Karabükspor deyince aklımıza ne geliyor?
Dengeli bir takım duruşu, savunmada doğru pozisyon alan bir diziliş, hücumda az ama öz hızlı çıkışlarla rakip kalede gol arayan bir kurgu...
Seride Galatasaray, Fenerbahçe ve Trabzonspor'a karşı bu sistem çok doğru çalıştı.
Beşiktaş maçında olmadı; çünkü Beşiktaş çok farklı bir takım; bir kere dengeli değil. Önceden kestirilebilecek bir futbol oynamıyor.
Samet Aybaba, Karabükspor'un niteliğini bildiğinden bu sefer tam tersini yaptı, takımını geride tuttu. Dengeli ve sabırlı bir oyun oynamayı tercih etti.
Bu sefer Karabükspor'un dengesi bozuldu; dizilişi bozuldu. İnisiyatif alan bir futbol oynamaya zorladı Beşiktaş kendisini. Öyle olunca da geride açıklar verdi.
Dün Beşiktaş'ın dezavantajı Almeida'nın sakatlanmasıydı. Genç Sinan da etkiliydi ancak ilk defa İnönü'de forma giymenin heyecanını yaşıyordu. Bu hiçbir futbolcu için kolay değildir. Almeida da, Sinan'ın kaçırdıklarını atamayabilirdi ancak o bölgede topsuz ve toplu oyunda yapacağı katkı kuşkusuz böylesi bir Karabükspor'a karşı çok daha tehlikeli olabilirdi.
Çok başarılı bir duran top organizasyonuyla gelen ilk golden sonra yine başarılı bir hızlı atakla Olcay'ın durumu 2-0'a getirmesi İnönü'ye baharı getiriverdi.
Golden iki dakika sonra Erdem'in saçma sapan ısrarıyla gördüğü kırmızı karttan sonra Karabükspor'un on kişi kalmasıyla maç tamamen Beşiktaş'a dönmüş görünüyordu ki...
İşte ne olduysa ondan sonra oldu.
Her şey tersine dönüverdi.
Rahatlama ile gevşeme arasındaki farkı Beşiktaşlı oyuncular hala çözememiş görünüyorlar.
Savunmanın arkasına atılan bir uzun top ve Lua Lua'nın kişisel becerisiyle yarattığı peş peşe goller bir anda İnönü'yü kışın ortasına geri döndürüverdi.

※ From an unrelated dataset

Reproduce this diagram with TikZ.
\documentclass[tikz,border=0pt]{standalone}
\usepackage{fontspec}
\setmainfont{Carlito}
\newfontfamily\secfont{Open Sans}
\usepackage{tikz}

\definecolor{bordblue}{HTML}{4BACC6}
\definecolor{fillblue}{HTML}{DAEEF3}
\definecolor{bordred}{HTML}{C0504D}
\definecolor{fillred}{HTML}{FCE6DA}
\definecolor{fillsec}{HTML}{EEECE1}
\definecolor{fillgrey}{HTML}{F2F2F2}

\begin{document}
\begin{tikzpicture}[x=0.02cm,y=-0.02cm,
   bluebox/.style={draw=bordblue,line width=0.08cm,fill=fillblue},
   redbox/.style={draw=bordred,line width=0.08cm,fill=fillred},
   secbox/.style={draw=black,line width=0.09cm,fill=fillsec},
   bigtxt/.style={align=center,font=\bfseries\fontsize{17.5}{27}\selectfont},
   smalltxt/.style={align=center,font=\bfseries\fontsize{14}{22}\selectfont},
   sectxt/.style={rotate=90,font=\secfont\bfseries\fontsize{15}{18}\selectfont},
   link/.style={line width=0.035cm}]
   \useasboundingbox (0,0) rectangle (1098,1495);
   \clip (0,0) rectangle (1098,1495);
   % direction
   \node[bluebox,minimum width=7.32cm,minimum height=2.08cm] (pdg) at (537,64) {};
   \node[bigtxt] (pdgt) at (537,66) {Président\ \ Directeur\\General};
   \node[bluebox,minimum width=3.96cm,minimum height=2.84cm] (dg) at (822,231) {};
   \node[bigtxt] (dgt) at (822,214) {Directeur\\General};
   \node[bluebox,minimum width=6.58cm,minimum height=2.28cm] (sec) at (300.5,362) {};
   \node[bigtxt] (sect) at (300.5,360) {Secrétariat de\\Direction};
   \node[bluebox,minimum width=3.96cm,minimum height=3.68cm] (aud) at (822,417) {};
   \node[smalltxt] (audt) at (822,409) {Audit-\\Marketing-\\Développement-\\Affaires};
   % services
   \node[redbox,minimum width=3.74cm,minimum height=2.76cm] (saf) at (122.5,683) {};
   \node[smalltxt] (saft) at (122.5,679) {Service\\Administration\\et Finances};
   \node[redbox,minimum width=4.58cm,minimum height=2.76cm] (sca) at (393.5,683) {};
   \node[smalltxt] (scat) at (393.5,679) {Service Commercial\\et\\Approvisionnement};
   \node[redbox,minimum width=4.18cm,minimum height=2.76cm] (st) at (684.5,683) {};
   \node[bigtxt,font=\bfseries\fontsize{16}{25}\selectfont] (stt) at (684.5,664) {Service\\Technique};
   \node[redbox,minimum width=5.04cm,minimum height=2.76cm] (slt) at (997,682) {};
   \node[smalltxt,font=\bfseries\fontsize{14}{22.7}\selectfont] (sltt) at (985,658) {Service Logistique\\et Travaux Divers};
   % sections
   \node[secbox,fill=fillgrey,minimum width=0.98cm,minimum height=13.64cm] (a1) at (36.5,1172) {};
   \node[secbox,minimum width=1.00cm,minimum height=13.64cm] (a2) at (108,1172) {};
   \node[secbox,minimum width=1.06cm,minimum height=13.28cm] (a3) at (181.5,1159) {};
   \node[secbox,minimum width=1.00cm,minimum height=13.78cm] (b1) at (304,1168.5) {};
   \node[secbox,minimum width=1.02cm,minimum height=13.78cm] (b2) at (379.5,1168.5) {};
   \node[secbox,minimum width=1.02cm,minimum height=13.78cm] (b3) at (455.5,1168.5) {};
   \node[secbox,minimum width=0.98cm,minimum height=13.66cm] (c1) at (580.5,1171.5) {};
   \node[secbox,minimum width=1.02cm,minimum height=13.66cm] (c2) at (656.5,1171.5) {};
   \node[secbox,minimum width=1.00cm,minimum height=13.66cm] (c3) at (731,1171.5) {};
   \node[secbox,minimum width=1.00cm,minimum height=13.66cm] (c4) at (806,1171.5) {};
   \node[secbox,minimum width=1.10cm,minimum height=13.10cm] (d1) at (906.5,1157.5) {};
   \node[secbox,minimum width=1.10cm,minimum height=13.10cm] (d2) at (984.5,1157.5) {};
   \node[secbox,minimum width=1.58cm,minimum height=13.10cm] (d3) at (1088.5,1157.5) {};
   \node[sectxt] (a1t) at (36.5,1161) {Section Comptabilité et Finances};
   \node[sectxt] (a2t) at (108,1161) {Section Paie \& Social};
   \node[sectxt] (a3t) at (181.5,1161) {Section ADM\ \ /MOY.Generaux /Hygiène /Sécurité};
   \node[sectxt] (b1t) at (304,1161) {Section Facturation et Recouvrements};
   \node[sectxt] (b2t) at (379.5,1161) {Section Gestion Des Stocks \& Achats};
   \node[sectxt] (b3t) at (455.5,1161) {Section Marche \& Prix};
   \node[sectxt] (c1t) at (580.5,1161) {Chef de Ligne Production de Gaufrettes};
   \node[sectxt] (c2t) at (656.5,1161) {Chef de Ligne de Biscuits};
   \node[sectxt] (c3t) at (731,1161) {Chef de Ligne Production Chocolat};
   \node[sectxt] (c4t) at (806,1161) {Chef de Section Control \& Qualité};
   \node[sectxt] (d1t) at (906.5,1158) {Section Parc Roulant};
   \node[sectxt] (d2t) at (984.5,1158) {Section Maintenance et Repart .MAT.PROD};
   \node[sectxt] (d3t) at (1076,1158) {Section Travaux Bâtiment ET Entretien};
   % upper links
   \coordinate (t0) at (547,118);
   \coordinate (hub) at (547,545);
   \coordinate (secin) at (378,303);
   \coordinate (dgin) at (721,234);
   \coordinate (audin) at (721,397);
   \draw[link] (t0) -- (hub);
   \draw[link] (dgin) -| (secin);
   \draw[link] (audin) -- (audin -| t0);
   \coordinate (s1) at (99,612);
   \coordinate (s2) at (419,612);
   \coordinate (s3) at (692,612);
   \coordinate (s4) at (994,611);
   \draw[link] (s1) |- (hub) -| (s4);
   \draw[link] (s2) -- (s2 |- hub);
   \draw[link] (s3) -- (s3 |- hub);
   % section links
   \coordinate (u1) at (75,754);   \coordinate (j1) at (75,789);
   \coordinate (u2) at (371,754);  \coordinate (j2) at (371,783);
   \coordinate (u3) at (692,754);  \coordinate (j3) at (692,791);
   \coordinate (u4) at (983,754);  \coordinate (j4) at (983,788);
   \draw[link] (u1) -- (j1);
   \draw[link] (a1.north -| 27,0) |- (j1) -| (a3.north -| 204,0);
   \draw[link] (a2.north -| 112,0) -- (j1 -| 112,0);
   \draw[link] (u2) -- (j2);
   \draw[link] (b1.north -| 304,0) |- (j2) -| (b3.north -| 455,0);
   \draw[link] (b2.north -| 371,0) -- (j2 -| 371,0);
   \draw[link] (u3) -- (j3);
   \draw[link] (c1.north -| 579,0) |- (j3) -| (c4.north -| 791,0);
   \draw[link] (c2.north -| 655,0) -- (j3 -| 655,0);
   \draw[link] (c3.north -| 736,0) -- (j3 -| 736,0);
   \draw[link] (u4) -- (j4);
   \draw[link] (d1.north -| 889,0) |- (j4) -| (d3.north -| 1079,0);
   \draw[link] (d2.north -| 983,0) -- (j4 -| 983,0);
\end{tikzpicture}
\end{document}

Beşiktaş'ın enerjik, fırtınalı, dağıtıcı, rahatsız eden futbolu yavaş yavaş gücünü kaybediyor gibi, önümüzdeki günlerde yeni transferlerin takıma katılmasından sonra bunu daha net değerlendirme şansımız olacak.
Fernandes'in eski formuna ve gücüne kavuşması belirleyici faktörlerin başında geliyor kuşkusuz.